[begin Data entries]

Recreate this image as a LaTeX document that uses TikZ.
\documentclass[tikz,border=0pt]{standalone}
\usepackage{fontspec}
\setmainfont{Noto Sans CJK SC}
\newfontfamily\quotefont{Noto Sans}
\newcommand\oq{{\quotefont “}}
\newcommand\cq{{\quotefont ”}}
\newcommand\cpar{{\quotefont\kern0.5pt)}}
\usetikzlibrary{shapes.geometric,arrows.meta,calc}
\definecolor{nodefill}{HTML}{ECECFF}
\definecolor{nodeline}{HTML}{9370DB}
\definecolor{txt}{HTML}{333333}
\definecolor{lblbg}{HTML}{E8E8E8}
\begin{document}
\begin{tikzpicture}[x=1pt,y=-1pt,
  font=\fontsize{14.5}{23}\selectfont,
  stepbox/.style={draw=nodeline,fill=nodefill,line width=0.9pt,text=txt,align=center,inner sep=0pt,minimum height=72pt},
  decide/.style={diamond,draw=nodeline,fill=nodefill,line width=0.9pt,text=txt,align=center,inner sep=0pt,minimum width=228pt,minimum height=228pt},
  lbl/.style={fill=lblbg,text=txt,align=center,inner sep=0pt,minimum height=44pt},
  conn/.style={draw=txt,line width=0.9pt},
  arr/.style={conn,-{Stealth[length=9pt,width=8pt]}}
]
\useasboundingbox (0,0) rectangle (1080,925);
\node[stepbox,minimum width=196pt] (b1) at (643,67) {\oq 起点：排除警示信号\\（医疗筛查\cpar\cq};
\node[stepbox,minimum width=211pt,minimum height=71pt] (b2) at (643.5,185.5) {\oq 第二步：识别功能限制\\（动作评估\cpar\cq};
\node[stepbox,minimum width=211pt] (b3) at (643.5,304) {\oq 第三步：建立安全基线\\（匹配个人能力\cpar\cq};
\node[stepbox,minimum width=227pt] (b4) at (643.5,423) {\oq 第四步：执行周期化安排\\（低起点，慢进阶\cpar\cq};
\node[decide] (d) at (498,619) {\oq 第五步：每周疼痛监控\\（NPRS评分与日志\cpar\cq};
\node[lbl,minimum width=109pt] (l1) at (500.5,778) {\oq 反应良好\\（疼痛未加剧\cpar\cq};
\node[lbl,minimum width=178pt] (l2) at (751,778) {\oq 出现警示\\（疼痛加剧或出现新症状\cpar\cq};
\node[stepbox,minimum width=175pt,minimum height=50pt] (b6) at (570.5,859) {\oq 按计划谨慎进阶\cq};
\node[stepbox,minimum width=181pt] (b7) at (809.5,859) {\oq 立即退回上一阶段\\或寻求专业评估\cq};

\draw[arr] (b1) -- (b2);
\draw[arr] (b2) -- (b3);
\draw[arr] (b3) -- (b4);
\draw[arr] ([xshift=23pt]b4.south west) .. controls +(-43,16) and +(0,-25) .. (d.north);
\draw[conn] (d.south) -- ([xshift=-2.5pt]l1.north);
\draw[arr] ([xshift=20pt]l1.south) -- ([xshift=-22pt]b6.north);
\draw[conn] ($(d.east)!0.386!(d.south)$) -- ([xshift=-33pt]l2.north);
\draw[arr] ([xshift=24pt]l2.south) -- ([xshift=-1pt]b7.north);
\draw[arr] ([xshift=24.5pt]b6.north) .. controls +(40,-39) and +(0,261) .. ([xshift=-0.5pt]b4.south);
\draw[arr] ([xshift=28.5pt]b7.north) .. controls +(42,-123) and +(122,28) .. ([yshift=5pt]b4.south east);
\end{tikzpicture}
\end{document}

[end Data entries]
[begin Data entries]

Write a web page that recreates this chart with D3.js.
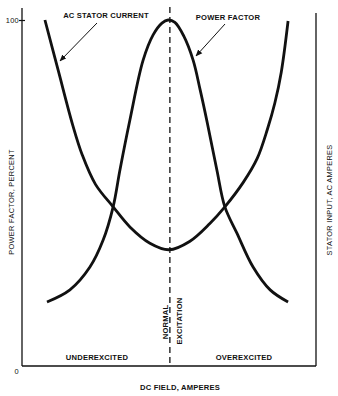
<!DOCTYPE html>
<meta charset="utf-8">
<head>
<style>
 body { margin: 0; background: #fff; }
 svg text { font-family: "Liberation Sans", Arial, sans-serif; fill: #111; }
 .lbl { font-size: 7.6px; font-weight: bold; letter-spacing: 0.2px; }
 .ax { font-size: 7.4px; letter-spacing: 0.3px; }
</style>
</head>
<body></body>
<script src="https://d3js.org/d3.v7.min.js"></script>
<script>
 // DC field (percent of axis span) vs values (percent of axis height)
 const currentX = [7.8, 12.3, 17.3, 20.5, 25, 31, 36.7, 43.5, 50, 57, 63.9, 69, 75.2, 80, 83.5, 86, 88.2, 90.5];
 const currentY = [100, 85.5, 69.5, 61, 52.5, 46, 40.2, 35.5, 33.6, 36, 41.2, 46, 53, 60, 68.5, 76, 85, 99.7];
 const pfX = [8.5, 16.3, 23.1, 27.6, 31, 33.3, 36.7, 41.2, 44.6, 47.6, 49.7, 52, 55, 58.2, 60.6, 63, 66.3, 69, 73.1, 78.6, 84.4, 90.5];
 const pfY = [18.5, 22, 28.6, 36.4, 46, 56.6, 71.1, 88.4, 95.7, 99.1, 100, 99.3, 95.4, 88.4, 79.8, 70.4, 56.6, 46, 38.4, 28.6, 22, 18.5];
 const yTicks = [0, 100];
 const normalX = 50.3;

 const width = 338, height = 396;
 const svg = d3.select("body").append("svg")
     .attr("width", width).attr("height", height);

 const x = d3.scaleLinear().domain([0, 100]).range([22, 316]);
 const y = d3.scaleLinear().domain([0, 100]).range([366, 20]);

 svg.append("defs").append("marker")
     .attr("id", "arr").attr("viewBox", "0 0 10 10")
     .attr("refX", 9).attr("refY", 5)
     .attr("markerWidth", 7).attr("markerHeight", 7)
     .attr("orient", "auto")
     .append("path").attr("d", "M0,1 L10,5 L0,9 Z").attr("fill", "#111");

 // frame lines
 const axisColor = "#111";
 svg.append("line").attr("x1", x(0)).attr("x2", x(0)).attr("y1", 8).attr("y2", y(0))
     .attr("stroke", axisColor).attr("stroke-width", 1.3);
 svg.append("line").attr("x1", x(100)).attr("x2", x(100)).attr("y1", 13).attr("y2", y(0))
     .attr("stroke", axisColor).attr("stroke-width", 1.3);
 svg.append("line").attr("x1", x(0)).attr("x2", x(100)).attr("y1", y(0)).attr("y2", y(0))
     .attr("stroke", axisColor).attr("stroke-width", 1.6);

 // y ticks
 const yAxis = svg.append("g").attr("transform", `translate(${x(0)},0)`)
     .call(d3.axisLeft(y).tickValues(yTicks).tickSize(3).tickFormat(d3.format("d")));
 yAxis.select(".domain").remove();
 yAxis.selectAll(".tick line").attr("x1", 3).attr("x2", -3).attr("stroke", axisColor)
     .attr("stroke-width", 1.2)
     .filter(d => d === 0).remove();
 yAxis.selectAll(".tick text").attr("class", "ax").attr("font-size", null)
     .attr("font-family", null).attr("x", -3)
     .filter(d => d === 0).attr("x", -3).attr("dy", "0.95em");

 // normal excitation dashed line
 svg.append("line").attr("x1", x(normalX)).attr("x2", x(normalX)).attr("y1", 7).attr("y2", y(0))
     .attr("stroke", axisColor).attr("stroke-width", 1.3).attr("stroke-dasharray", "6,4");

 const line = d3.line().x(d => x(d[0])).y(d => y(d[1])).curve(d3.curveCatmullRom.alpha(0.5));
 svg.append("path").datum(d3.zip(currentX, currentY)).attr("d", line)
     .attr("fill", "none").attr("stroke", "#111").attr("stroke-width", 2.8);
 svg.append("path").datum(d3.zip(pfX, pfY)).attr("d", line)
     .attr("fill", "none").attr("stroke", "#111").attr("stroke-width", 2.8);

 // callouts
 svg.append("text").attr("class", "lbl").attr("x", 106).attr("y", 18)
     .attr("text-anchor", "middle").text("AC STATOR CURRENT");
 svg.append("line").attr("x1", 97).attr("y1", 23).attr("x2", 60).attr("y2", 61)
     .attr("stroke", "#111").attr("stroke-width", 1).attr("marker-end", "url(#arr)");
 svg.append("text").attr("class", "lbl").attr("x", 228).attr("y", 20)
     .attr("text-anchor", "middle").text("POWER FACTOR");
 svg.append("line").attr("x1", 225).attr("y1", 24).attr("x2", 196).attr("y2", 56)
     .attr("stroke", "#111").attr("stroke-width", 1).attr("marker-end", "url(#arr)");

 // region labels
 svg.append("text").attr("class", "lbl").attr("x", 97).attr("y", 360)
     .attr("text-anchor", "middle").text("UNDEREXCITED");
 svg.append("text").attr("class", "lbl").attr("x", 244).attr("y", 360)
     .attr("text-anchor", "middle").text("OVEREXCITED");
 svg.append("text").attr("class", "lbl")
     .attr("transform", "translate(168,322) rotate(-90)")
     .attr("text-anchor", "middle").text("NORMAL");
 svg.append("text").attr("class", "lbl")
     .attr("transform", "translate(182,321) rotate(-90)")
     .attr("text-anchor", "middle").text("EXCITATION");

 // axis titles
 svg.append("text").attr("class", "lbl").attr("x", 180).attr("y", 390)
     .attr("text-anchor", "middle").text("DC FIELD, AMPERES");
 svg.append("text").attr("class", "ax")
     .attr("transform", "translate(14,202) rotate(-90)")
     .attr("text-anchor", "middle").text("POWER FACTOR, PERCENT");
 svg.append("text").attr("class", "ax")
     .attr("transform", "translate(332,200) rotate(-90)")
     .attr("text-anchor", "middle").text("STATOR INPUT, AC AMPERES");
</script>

[end Data entries]
[begin Data entries]

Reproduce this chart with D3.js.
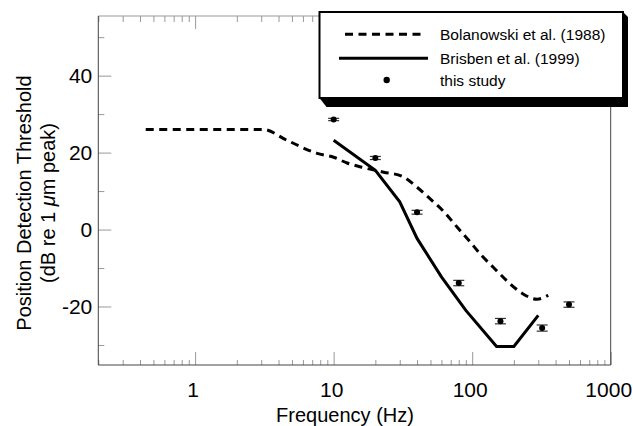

[end Data entries]

Requirement: Where a line of the records above holds the word "this", copy that line.

Task result:
Recreate this image as a LaTeX document that uses TikZ.
Write a web page that recreates this chart with D3.js.
Reproduce this chart with D3.js.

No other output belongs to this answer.